There are sites, books, feeds, magazines, and movies about “design.” Thousands of people call themselves “designers.”
But have you noticed … “design” never means the same thing?
When I click on some “design” link, I feel like I’m spinning a roulette wheel. Will it be about:
- Grids and Helvetica?
- Typography?
- How to balance trade-offs?
- Applying engineering capability to a non-engineering problem?
- Gradients?
- Producing emotions?
- Solving a business problem?
- Posters?
- Products?
I just saw a cool link on Hacker News. http://color.hailpixel.com/
What is it?
- An interesting implementation because it’s made in HTML5, not Flash.
- A cool style because it doesn’t look like other pickers.

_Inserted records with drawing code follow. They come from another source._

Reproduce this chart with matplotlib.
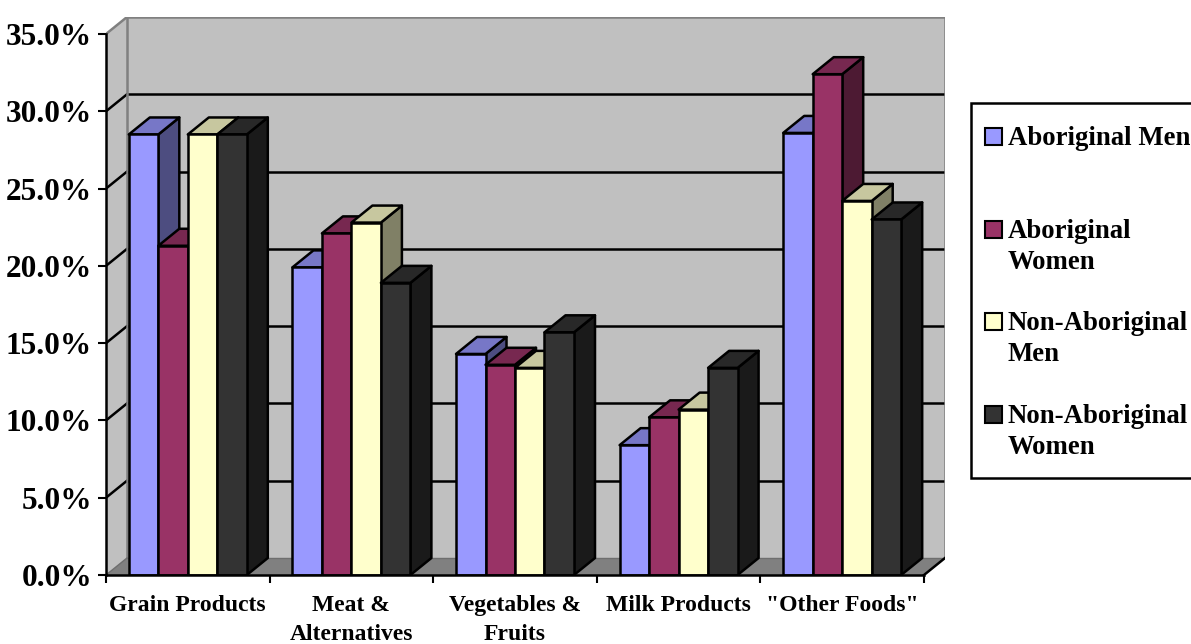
import matplotlib
matplotlib.use("Agg")
import matplotlib.pyplot as plt
from matplotlib.patches import Rectangle, Polygon
from matplotlib.lines import Line2D
from matplotlib.transforms import blended_transform_factory

# ---- data -------------------------------------------------------------
categories = ["Grain Products", "Meat &\nAlternatives", "Vegetables &\nFruits",
              "Milk Products", "\"Other Foods\""]
series_names = ["Aboriginal Men", "Aboriginal\nWomen", "Non-Aboriginal\nMen",
                "Non-Aboriginal\nWomen"]
aboriginal_men = [28.5, 19.9, 14.3, 8.4, 28.6]
aboriginal_women = [21.3, 22.1, 13.6, 10.2, 32.4]
non_aboriginal_men = [28.5, 22.8, 13.4, 10.7, 24.2]
non_aboriginal_women = [28.5, 18.9, 15.7, 13.4, 23.0]
y_ticks = [0, 5, 10, 15, 20, 25, 30, 35]
y_tick_labels = ["0.0%", "5.0%", "10.0%", "15.0%", "20.0%", "25.0%", "30.0%", "35.0%"]

series = [aboriginal_men, aboriginal_women, non_aboriginal_men, non_aboriginal_women]
front_colors = ["#9999FF", "#993366", "#FFFFCC", "#333333"]


def shade(hex_color, f):
    r, g, b = matplotlib.colors.to_rgb(hex_color)
    return (r * f, g * f, b * f)


# ---- figure / axes ----------------------------------------------------
W, H = 1191, 644
fig = plt.figure(figsize=(W / 100, H / 100), dpi=100)
fig.patch.set_facecolor("white")

FONT = "Liberation Serif"

# axes covers the front plane plus the depth of the 3-D box
ax_left, ax_right, ax_top, ax_bottom = 106, 945, 17, 575
ax = fig.add_axes([ax_left / W, 1 - ax_bottom / H,
                   (ax_right - ax_left) / W, (ax_bottom - ax_top) / H])
n_cat = len(categories)
YMAX = 35
DX = 0.1284   # depth offset in category units
DY = 1.10     # depth offset in percent units
ax.set_xlim(0, n_cat + DX)
ax.set_ylim(0, YMAX + DY)
ax.set_facecolor("none")
for s in ax.spines.values():
    s.set_visible(False)

LW = 1.8
WALL = "#C0C0C0"
EDGE_GRAY = "#808080"

# back wall
ax.add_patch(Rectangle((DX, DY), n_cat, YMAX, facecolor=WALL, edgecolor="none", zorder=1))
# side wall
ax.add_patch(Polygon([(0, 0), (DX, DY), (DX, YMAX + DY), (0, YMAX)],
                     closed=True, facecolor=WALL, edgecolor="none", zorder=1))
# floor
ax.add_patch(Polygon([(0, 0), (n_cat, 0), (n_cat + DX, DY), (DX, DY)],
                     closed=True, facecolor="#808080", edgecolor="none", zorder=1))

# gridlines on back wall and diagonals on side wall
for v in y_ticks[1:]:
    if v < YMAX:
        ax.add_line(Line2D([DX, n_cat + DX], [v + DY, v + DY], color="black", lw=LW, zorder=2))
        ax.add_line(Line2D([0, DX], [v, v + DY], color="black", lw=LW, zorder=2))
ax.add_line(Line2D([0, DX], [YMAX, YMAX + DY], color=EDGE_GRAY, lw=LW, zorder=2))

# wall edges
ax.add_line(Line2D([DX, n_cat + DX, n_cat + DX], [YMAX + DY, YMAX + DY, DY],
                   color=EDGE_GRAY, lw=LW, zorder=2))
ax.add_line(Line2D([DX, DX], [DY, YMAX + DY], color=EDGE_GRAY, lw=LW, zorder=2))
ax.add_line(Line2D([DX, n_cat + DX], [DY, DY], color="#6E6E6E", lw=1.0, zorder=2))
ax.add_line(Line2D([0, DX], [0, DY], color="#6E6E6E", lw=1.0, zorder=2))
ax.add_line(Line2D([n_cat, n_cat + DX], [0, DY], color="black", lw=LW, zorder=2))

# ---- 3-D bars ---------------------------------------------------------
bw = 0.1803
n_ser = len(series)
z = 3
for i in range(n_cat):
    x0 = i + 0.5 - n_ser * bw / 2
    for j in range(n_ser):
        v = series[j][i]
        xl = x0 + j * bw
        xr = xl + bw
        col = front_colors[j]
        side = Polygon([(xr, 0), (xr + DX, DY), (xr + DX, v + DY), (xr, v)], closed=True,
                       facecolor=shade(col, 0.5), edgecolor="black", lw=LW, zorder=z,
                       joinstyle="round")
        top = Polygon([(xl, v), (xl + DX, v + DY), (xr + DX, v + DY), (xr, v)], closed=True,
                      facecolor=shade(col, 0.78), edgecolor="black", lw=LW, zorder=z,
                      joinstyle="round")
        front = Rectangle((xl, 0), bw, v, facecolor=col, edgecolor="black", lw=LW,
                          zorder=z, joinstyle="round")
        ax.add_patch(side)
        ax.add_patch(top)
        ax.add_patch(front)
        z += 1

# front axes
ax.add_line(Line2D([0, 0], [0, YMAX], color="black", lw=LW, zorder=z + 1, clip_on=False))
ax.add_line(Line2D([0, n_cat], [0, 0], color="black", lw=LW, zorder=z + 1, clip_on=False))

# ticks
ax.set_yticks(y_ticks, y_tick_labels)
ax.set_xticks(range(n_cat + 1), [""] * (n_cat + 1))
ax.tick_params(axis="y", direction="out", length=6, width=1.5, pad=4,
               labelsize=22.5)
ax.tick_params(axis="x", direction="out", length=6, width=1.5)
for lab in ax.get_yticklabels():
    lab.set_fontfamily(FONT)
    lab.set_fontweight("bold")

# category labels (one text per line)
trans = blended_transform_factory(ax.transData, fig.transFigure)
for i, name in enumerate(categories):
    for k, line in enumerate(name.split("\n")):
        ax.text(i + 0.5, 1 - (611 + 29 * k) / H, line, transform=trans,
                ha="center", va="baseline", fontsize=17, fontweight="bold",
                family=FONT, clip_on=False)

# ---- legend -----------------------------------------------------------
def fx(px):
    return px / W


def fy(py):
    return 1 - py / H


fig.patches.append(Rectangle((fx(971), fy(478)), fx(1300) - fx(971), fy(103) - fy(478),
                             transform=fig.transFigure, facecolor="white",
                             edgecolor="black", lw=LW, zorder=1))
entry_baselines = [145, 238, 330, 423]
for name, col, base in zip(series_names, front_colors, entry_baselines):
    fig.patches.append(Rectangle((fx(985), fy(base)), fx(1002) - fx(985), fy(base - 17) - fy(base),
                                 transform=fig.transFigure, facecolor=col,
                                 edgecolor="black", lw=1.5, zorder=2))
    for k, line in enumerate(name.split("\n")):
        fig.text(fx(1008), fy(base + 31 * k), line, ha="left", va="baseline",
                 fontsize=19.3, fontweight="bold", family=FONT, zorder=3)

fig.savefig("out.png", dpi=100)
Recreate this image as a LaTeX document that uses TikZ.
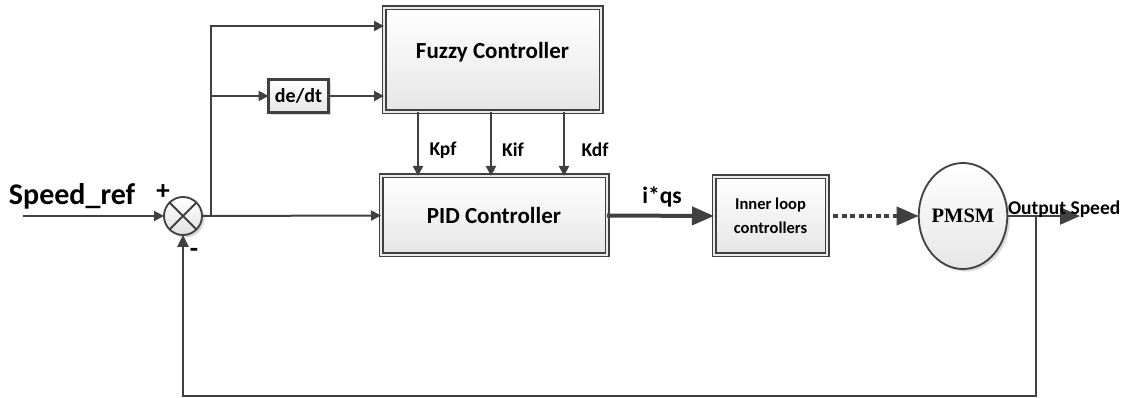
\documentclass[tikz,border=0pt]{standalone}
\usepackage{fontspec}
\setmainfont{Carlito}
\newfontfamily\pmsmfont{Liberation Serif}
\usetikzlibrary{arrows.meta,shapes.geometric,shadows}
\definecolor{ln}{HTML}{404040}
\newcommand\fs[1]{\bfseries\fontsize{#1}{#1}\selectfont}
\begin{document}
\begin{tikzpicture}[x=1pt,y=-1pt,
  every node/.style={inner sep=0pt, outer sep=0pt},
  shade/.style={top color=white, bottom color=black!10},
  shdw/.style={drop shadow={shadow xshift=2.5pt, shadow yshift=-2.5pt, fill=black!30, opacity=0.5}},
  blk/.style={draw=ln, line width=1.8pt, double=black!8, double distance=1.4pt, shade, shdw},
  dbox/.style={draw=ln, line width=2.6pt, shade, shdw},
  wire/.style={draw=ln, line width=2pt},
  arr/.style={wire, -{Triangle[length=10pt,width=10pt]}},
  bigarr/.style={draw=ln, line width=4pt, -{Triangle[length=22pt,width=18pt]}},
  lbl/.style={font=\fs{19.5}},
]
\useasboundingbox (0,0) rectangle (1125,398);
\fill[white] (0,0) rectangle (1125,398);

% blocks
\node[blk, minimum width=217, minimum height=104] (fuzzy) at (492.5,60) {};
\node[font=\fs{23}] (fuzzytxt) at (492.5,52) {Fuzzy Controller};
\node[blk, minimum width=226, minimum height=79, font=\fs{23}] (pid) at (494,215.5) {PID Controller};
\node[blk, minimum width=113, minimum height=78, align=center, font=\bfseries\fontsize{16.5}{24}\selectfont] (inner) at (770.5,216) {Inner loop\\controllers};
\node[dbox, minimum width=60, minimum height=33, font=\fs{20}] (dedt) at (298.5,96) {de/dt};
\node[ellipse, draw=ln, line width=1.8pt, minimum width=86, minimum height=106, shade, shdw, font=\pmsmfont\fs{20.5}] (pmsm) at (963,216) {PMSM};

% summing junction
\node[circle, draw=ln, line width=1.8pt, minimum size=38, top color=white, bottom color=black!12, shdw] (sum) at (183,216) {};
\draw[ln, line width=1.8pt] (sum.north west) -- (sum.south east) (sum.north east) -- (sum.south west);

% helper points
\coordinate (in) at (23,216);
\coordinate (br) at (211,216);
\coordinate (kx1) at (418,0);
\coordinate (kx2) at (491,0);
\coordinate (kx3) at (564,0);
\coordinate (fb) at (1036,216);
\coordinate (out) at (1080,216);
\coordinate (bot) at (0,396);

% reference input and error paths
\draw[arr] (in) -- (sum.west);
\draw[arr] (sum.east) -- (pid.west);
\draw[arr] (br) |- ([yshift=-18pt]fuzzy.north west);
\draw[arr] (br |- dedt.west) -- (dedt.west);
\draw[arr] (dedt.east) -- (dedt.east -| fuzzy.west);

% gain scheduling outputs
\draw[arr] (fuzzy.south -| kx1) -- (pid.north -| kx1);
\draw[arr] (fuzzy.south -| kx2) -- (pid.north -| kx2);
\draw[arr] (fuzzy.south -| kx3) -- (pid.north -| kx3);

% forward path
\draw[bigarr] (pid.east) -- (inner.west);
\draw[draw=ln, line width=4pt, dash pattern=on 5pt off 3.5pt, shorten <=6pt, -{Triangle[length=22pt,width=18pt]}] (inner.east) -- (pmsm.west);
\draw[draw=ln, line width=2.4pt, -{Triangle[length=20pt,width=17pt]}] (pmsm.east) -- (out);

% feedback
\draw[draw=ln, line width=2.6pt, -{Triangle[length=12pt,width=11pt]}] (fb) -- (fb |- bot) -| (sum.south);

% labels
\node[font=\fs{30}, anchor=base west] (sref) at (9,205) {Speed\_ref};
\node[font=\fs{27}] (plus) at (163,192) {+};
\node[font=\fs{27}] (minus) at (194,253) {-};
\node[lbl] (kpf) at (443,150) {Kpf};
\node[lbl] (kif) at (513,150) {Kif};
\node[lbl] (kdf) at (595,150) {Kdf};
\node[font=\fs{23.5}] (iqs) at (662,197) {i*qs};
\node[font=\fs{19.5}, anchor=base west] (outs) at (1008,215) {Output Speed};
\end{tikzpicture}
\end{document}
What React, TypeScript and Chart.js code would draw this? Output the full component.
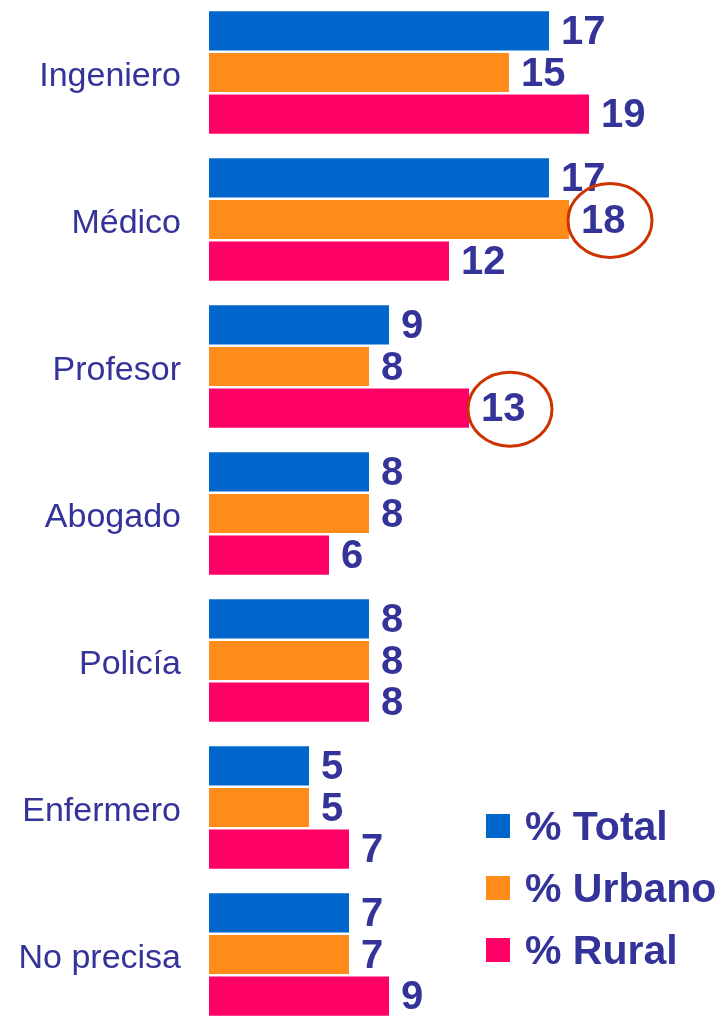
import React, { useEffect, useRef } from "react";
import { Chart, registerables } from "chart.js";

Chart.register(...registerables);

const categories = ["Ingeniero", "Médico", "Profesor", "Abogado", "Policía", "Enfermero", "No precisa"];
const totalValues = [17, 17, 9, 8, 8, 5, 7];
const urbanoValues = [15, 18, 8, 8, 8, 5, 7];
const ruralValues = [19, 12, 13, 6, 8, 7, 9];
const seriesNames = ["% Total", "% Urbano", "% Rural"];
const seriesColors = ["#0066CC", "#FF8C1A", "#FF0066"];
// highlighted (circled) values: [datasetIndex, categoryIndex]
const circled: [number, number][] = [
  [1, 1],
  [2, 2],
];

const TEXT_COLOR = "#333399";
const FONT = "'Liberation Sans', Arial, sans-serif";

const valueLabelPlugin = {
  id: "valueLabels",
  afterDatasetsDraw(chart: any) {
    const ctx = chart.ctx;
    ctx.save();
    ctx.font = `bold 40px ${FONT}`;
    ctx.fillStyle = TEXT_COLOR;
    ctx.textBaseline = "middle";
    ctx.textAlign = "left";
    chart.data.datasets.forEach((ds: any, di: number) => {
      const meta = chart.getDatasetMeta(di);
      meta.data.forEach((bar: any, i: number) => {
        ctx.fillText(String(ds.data[i]), bar.x + 12, bar.y + 2);
      });
    });
    ctx.strokeStyle = "#CC3300";
    ctx.lineWidth = 3;
    circled.forEach(([di, i]) => {
      const bar = chart.getDatasetMeta(di).data[i];
      ctx.beginPath();
      ctx.ellipse(bar.x + 41, bar.y + 1, 42, 37, 0, 0, Math.PI * 2);
      ctx.stroke();
    });
    ctx.restore();
  },
};

export default function App() {
  const ref = useRef<HTMLCanvasElement>(null);
  useEffect(() => {
    if (!ref.current) return;
    const values = [totalValues, urbanoValues, ruralValues];
    const chart = new Chart(ref.current, {
      type: "bar",
      data: {
        labels: categories,
        datasets: values.map((v, k) => ({
          label: seriesNames[k],
          data: v,
          backgroundColor: seriesColors[k],
          borderWidth: 0,
          categoryPercentage: 0.85,
          barPercentage: 0.94,
        })),
      },
      options: {
        indexAxis: "y",
        responsive: false,
        animation: false,
        layout: { padding: { left: 0, right: 14, top: 0, bottom: 0 } },
        plugins: { legend: { display: false }, tooltip: { enabled: false } },
        scales: {
          x: { display: false, min: 0, max: 25 },
          y: {
            grid: { display: false, drawTicks: false },
            border: { display: false },
            ticks: {
              padding: 28,
              labelOffset: 4,
              color: TEXT_COLOR,
              font: { family: FONT, size: 34 },
            },
            afterFit(scale: any) {
              scale.width = 209;
              scale.paddingTop = 0;
              scale.paddingBottom = 0;
            },
          },
        },
      },
      plugins: [valueLabelPlugin],
    } as any);
    return () => chart.destroy();
  }, []);

  return (
    <div
      style={{
        position: "absolute",
        left: 0,
        top: 0,
        width: 723,
        height: 1016,
        overflow: "hidden",
        background: "#fff",
      }}
    >
      <canvas
        ref={ref}
        width={723}
        height={1029}
        style={{ position: "absolute", left: 0, top: -1, width: 723, height: 1029 }}
      />
      {seriesNames.map((name, k) => (
        <div
          key={name}
          style={{
            position: "absolute",
            left: 486,
            top: 803 + k * 62,
            height: 46,
            display: "flex",
            alignItems: "center",
            fontFamily: FONT,
            fontWeight: "bold",
            fontSize: 41,
            color: TEXT_COLOR,
            whiteSpace: "nowrap",
          }}
        >
          <span
            style={{
              display: "inline-block",
              width: 24,
              height: 24,
              background: seriesColors[k],
              marginRight: 15,
            }}
          />
          <span>{name}</span>
        </div>
      ))}
    </div>
  );
}
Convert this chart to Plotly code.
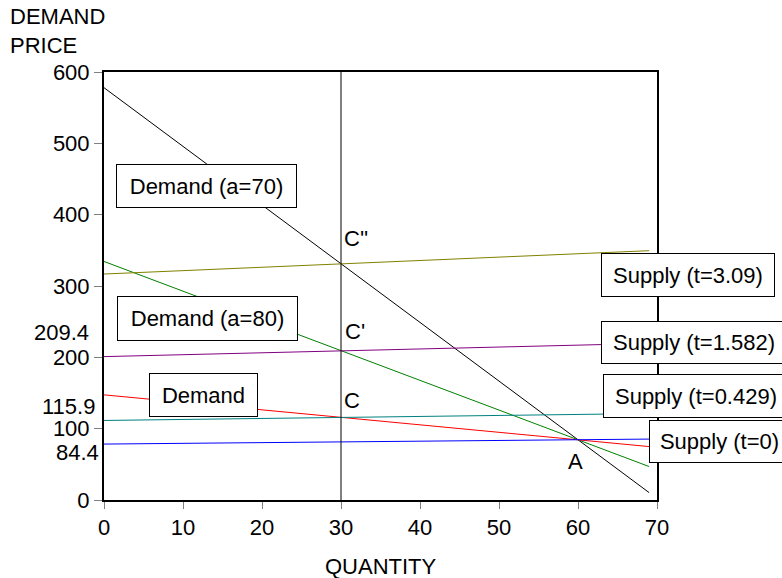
import plotly.graph_objects as go

# ---- data ----
quantity = [0, 69]
demand_a70 = [578.0, 10.4]      # black
demand_a80 = [334.4, 46.9]      # green
demand_base = [147.4, 74.9]     # red
supply_t0 = [78.4, 85.4]        # blue
supply_t0429 = [111.5, 121.2]   # teal
supply_t1582 = [201.0, 219.5]   # purple
supply_t309 = [316.8, 349.5]    # olive
quantity_mark = 30
x_ticks = [0, 10, 20, 30, 40, 50, 60, 70]
y_ticks = [0, 100, 200, 300, 400, 500, 600]
extra_price_labels = ["209.4", "115.9", "84.4"]
extra_price_values = [209.4, 115.9, 84.4]

FONT = "Liberation Sans, Arial, sans-serif"

# plot area in pixels
L, R, T, B = 104, 657, 72, 500
W, H = 782, 578


def px(xp, yp):
    return (xp - L) / (R - L), (B - yp) / (B - T)


fig = go.Figure()

series = [
    (demand_a70, "black"),
    (demand_a80, "#008000"),
    (demand_base, "#ff0000"),
    (supply_t309, "#808000"),
    (supply_t1582, "#800080"),
    (supply_t0429, "#008080"),
    (supply_t0, "#0000ff"),
]
for ys, col in series:
    fig.add_trace(go.Scatter(x=quantity, y=ys, mode="lines",
                             line=dict(color=col, width=1), showlegend=False,
                             hoverinfo="skip"))

fig.add_shape(type="line", xref="x", yref="y", x0=quantity_mark, x1=quantity_mark,
              y0=y_ticks[0], y1=y_ticks[-1], line=dict(color="black", width=1))

annotations = []

# boxed labels: (text, left, top, right, bottom) in pixels
boxes = [
    ("Demand (a=70)", 116, 164, 297, 208),
    ("Demand (a=80)", 117, 296, 298, 341),
    ("Demand", 149, 373, 258, 417),
    ("Supply (t=3.09)", 601, 253, 775, 297),
    ("Supply (t=1.582)", 601, 321, 787, 364),
    ("Supply (t=0.429)", 603, 374, 789, 418),
    ("Supply (t=0)", 649, 420, 790, 463),
]
for txt, x0, y0, x1, y1 in boxes:
    cx, cy = px((x0 + x1) / 2, (y0 + y1) / 2)
    annotations.append(dict(
        text=txt, xref="paper", yref="paper", x=cx, y=cy,
        xanchor="center", yanchor="middle", showarrow=False,
        width=x1 - x0 - 2, height=y1 - y0 - 2, borderpad=0,
        bordercolor="black", borderwidth=1, bgcolor="white",
        font=dict(family=FONT, size=22, color="black"), align="center"))

# point letters
letters = [("C''", 356, 238), ("C'", 355, 331), ("C", 352, 400), ("A", 575, 461)]
for txt, xp, yp in letters:
    cx, cy = px(xp, yp)
    annotations.append(dict(text=txt, xref="paper", yref="paper", x=cx, y=cy,
                            xanchor="center", yanchor="middle", showarrow=False,
                            font=dict(family=FONT, size=22, color="black")))

# extra price labels next to the y axis
shifts = [18, 11, -13]
rights = [91, 97, 101]
for lab, val, sh, rp in zip(extra_price_labels, extra_price_values, shifts, rights):
    annotations.append(dict(text=lab, xref="paper", yref="y", x=(rp - L) / (R - L), y=val,
                            xanchor="right", yanchor="middle", yshift=sh, showarrow=False,
                            font=dict(family=FONT, size=22, color="black")))

# axis titles
cx, cy = px(8, 17)
annotations.append(dict(text="DEMAND", xref="paper", yref="paper", x=cx, y=cy,
                        xanchor="left", yanchor="middle", showarrow=False,
                        font=dict(family=FONT, size=22, color="black")))
cx, cy = px(8, 46)
annotations.append(dict(text="PRICE", xref="paper", yref="paper", x=cx, y=cy,
                        xanchor="left", yanchor="middle", showarrow=False,
                        font=dict(family=FONT, size=22, color="black")))
cx, cy = px(381, 566)
annotations.append(dict(text="QUANTITY", xref="paper", yref="paper", x=cx, y=cy,
                        xanchor="center", yanchor="middle", showarrow=False,
                        font=dict(family=FONT, size=22, color="black")))

fig.update_layout(
    width=W, height=H,
    margin=dict(l=L, r=W - R, t=T, b=H - B, pad=0),
    paper_bgcolor="white", plot_bgcolor="white",
    font=dict(family=FONT, size=22, color="black"),
    annotations=annotations,
    showlegend=False,
)
fig.update_xaxes(range=[0, 70], tickvals=x_ticks, ticks="outside", ticklen=7,
                 tickcolor="#808080", tickwidth=1, showline=True, linecolor="black",
                 linewidth=2, mirror=True, showgrid=False, zeroline=False,
                 tickfont=dict(size=22))
fig.update_yaxes(range=[0, 600], tickvals=y_ticks, ticks="outside", ticklen=8,
                 tickcolor="#808080", tickwidth=1, showline=True, linecolor="black",
                 linewidth=2, mirror=True, showgrid=False, zeroline=False,
                 tickfont=dict(size=22))

fig.write_html("out.html", config={"displayModeBar": False},
               post_script="document.body.style.margin='0';document.body.style.overflow='hidden';")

- A novel solution to a problem because the large scale gives access to values you can’t reach in a traditional picker.
- An emotional experience because the immersive colorfield evokes purple twilights and blue-yellow sunrises.
Hacker News played it as an implementation story:
I tried it as a problem-solution performance story:
What do all these angles have in common?
Design is a big word. It means interacting with trade-offs to realize an intention. That may be abstract, but that’s what it is.
All of us advance the field when we try to nail just what it is that interests us about a particular design. We raise the bar when we resist thinking “design” means something more than exactly that abstraction. There are lots of definitions we haven’t defined yet.
Peter R.
on 16 Feb 13Thanks Ryan, that’s an interesting point of view but it’s a great question too because even within each of the categories of ‘design’ that you have in the beginning of your post, there are many interpretations. today ‘designers’ are also SEOs, implementers, and artistic folks but clients usually have other things they lump on the list too. In short, be careful how you represent yourself! Oh, and thanks for sharing the color picker link, we’ll put that baby to good use. Cheers! Inbound Market Link Blog
Anonymous Coward
on 16 Feb 13“The design which can be named is not the true design”
Glenn Meder
on 16 Feb 13Thanks Ryan. Great post. To me, design means getting to the heart of something. Creating it as it wants to be created.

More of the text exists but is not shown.